With pictures left out, retype the lines from the start of the records through the one that contains "const catLabels = categories.map(c".
------------------------------------------------------------------------
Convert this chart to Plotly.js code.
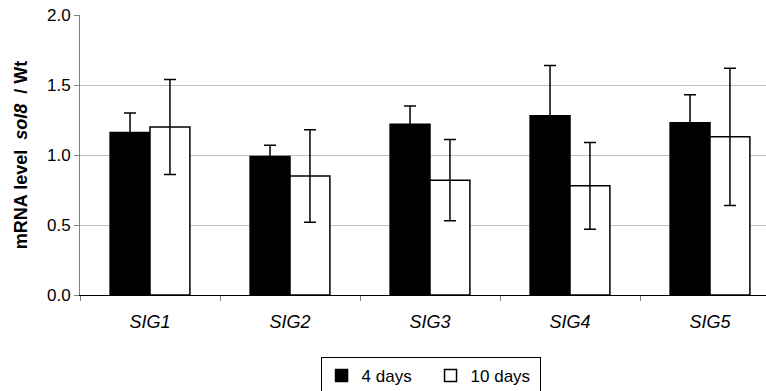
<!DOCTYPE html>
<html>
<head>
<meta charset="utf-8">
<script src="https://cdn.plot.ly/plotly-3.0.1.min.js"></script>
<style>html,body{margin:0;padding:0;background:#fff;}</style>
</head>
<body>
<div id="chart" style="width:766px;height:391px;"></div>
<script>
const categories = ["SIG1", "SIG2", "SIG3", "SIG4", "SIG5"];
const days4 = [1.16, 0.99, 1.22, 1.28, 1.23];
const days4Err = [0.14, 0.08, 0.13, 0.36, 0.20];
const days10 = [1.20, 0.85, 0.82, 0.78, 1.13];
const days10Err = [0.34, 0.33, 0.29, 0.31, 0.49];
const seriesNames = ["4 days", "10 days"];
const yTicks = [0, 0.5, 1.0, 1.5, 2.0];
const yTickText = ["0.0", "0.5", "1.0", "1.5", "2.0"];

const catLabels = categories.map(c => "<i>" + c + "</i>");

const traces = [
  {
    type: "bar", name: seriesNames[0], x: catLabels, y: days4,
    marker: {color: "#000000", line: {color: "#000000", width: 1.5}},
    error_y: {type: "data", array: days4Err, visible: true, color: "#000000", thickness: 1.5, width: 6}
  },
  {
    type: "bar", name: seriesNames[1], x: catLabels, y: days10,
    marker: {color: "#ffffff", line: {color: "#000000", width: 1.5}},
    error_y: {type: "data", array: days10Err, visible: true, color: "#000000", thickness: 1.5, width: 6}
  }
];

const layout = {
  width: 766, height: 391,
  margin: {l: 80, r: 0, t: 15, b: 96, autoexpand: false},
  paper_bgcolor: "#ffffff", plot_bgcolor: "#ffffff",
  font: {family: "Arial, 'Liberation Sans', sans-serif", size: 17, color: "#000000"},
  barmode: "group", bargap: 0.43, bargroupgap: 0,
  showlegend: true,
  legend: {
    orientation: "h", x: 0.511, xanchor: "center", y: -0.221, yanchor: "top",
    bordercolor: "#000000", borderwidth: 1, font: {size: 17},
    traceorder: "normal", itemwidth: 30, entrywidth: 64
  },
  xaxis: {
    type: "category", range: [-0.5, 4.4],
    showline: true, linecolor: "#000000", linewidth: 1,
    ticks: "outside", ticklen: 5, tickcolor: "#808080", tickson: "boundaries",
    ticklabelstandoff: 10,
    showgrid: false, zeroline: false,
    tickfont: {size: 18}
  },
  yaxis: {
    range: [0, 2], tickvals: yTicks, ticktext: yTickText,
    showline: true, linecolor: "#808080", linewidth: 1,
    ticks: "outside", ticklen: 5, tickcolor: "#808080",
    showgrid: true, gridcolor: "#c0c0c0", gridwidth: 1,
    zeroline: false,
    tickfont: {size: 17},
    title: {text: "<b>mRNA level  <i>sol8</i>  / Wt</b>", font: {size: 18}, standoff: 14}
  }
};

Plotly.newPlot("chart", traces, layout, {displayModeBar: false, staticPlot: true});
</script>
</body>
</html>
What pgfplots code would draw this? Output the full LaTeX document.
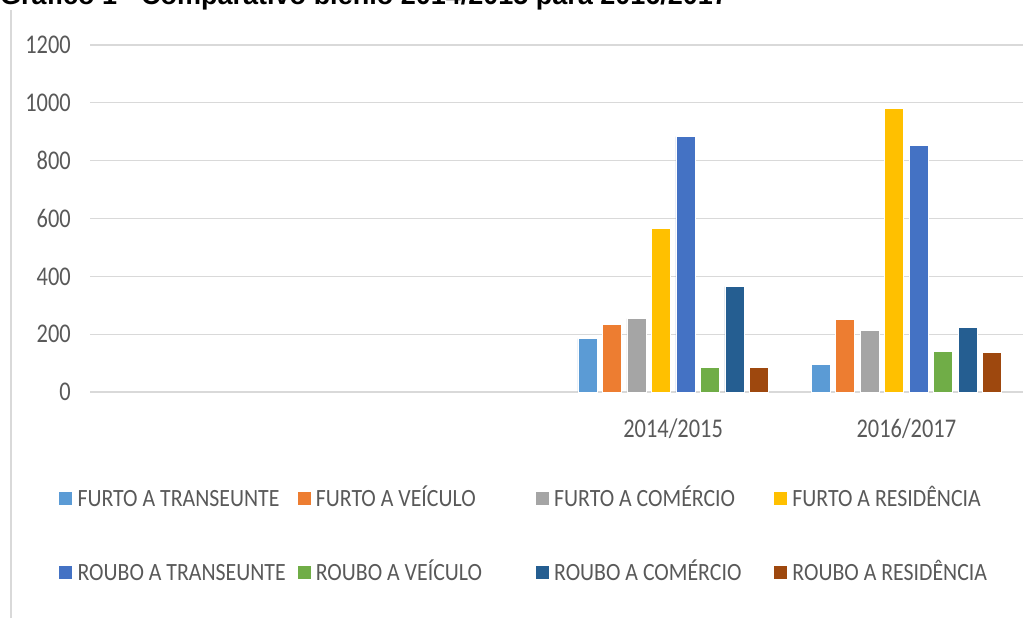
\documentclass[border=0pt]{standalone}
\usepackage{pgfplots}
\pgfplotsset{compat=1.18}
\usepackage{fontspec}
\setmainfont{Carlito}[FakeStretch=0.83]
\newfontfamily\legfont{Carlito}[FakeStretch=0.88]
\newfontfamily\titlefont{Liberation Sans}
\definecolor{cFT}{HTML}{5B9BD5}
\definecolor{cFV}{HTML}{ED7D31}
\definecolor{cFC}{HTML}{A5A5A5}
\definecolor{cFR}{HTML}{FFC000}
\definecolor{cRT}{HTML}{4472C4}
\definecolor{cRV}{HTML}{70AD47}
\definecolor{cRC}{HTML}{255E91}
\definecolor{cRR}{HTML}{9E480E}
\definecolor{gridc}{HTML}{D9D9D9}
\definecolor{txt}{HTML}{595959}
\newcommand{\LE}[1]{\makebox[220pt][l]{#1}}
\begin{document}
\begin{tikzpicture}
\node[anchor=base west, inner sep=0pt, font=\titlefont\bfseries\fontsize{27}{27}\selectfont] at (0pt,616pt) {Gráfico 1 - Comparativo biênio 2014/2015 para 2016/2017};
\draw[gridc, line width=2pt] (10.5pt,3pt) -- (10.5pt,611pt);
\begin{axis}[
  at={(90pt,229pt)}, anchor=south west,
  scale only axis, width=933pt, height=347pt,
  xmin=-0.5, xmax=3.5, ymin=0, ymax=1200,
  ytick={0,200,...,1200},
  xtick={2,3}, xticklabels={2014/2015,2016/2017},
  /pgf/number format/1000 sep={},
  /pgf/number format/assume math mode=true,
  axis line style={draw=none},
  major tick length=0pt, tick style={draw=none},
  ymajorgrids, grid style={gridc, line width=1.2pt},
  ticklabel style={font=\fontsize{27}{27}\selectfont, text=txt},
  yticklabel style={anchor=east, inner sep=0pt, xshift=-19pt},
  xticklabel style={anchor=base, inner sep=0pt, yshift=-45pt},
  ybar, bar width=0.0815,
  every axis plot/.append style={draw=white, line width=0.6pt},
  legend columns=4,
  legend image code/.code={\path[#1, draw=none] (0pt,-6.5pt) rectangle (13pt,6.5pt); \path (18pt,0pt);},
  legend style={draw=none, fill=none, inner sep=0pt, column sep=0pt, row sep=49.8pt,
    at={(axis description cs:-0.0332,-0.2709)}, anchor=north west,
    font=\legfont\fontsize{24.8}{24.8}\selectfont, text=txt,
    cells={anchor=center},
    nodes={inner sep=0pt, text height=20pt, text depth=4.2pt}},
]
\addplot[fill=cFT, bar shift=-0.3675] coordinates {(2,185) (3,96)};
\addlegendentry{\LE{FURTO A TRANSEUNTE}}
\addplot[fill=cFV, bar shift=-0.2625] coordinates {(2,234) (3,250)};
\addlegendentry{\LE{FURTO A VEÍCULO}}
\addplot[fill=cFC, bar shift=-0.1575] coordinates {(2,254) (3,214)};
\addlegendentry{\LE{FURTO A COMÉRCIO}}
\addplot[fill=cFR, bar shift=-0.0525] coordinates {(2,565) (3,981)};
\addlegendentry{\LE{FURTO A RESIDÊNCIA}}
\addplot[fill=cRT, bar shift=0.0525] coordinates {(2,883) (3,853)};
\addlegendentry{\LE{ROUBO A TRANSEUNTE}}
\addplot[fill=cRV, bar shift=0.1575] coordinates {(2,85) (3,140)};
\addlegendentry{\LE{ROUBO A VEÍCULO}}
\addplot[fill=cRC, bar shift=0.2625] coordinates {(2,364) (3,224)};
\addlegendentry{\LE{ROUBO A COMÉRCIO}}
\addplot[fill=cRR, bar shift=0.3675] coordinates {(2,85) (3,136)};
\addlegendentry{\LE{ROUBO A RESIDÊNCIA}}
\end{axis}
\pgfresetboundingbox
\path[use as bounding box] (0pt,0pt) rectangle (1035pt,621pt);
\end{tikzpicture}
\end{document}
------------------------------------------------------------------------
* **Solution for this problem**:
Convert this chart to Plotly.js code.
<!DOCTYPE html>
<html>
<head>
<meta charset="utf-8">
<script src="https://cdn.plot.ly/plotly-3.0.1.min.js"></script>
<style>html,body{margin:0;padding:0;background:#fff;}</style>
</head>
<body>
<div id="chart" style="width:766px;height:391px;"></div>
<script>
const categories = ["SIG1", "SIG2", "SIG3", "SIG4", "SIG5"];
const days4 = [1.16, 0.99, 1.22, 1.28, 1.23];
const days4Err = [0.14, 0.08, 0.13, 0.36, 0.20];
const days10 = [1.20, 0.85, 0.82, 0.78, 1.13];
const days10Err = [0.34, 0.33, 0.29, 0.31, 0.49];
const seriesNames = ["4 days", "10 days"];
const yTicks = [0, 0.5, 1.0, 1.5, 2.0];
const yTickText = ["0.0", "0.5", "1.0", "1.5", "2.0"];

const catLabels = categories.map(c => "<i>" + c + "</i>");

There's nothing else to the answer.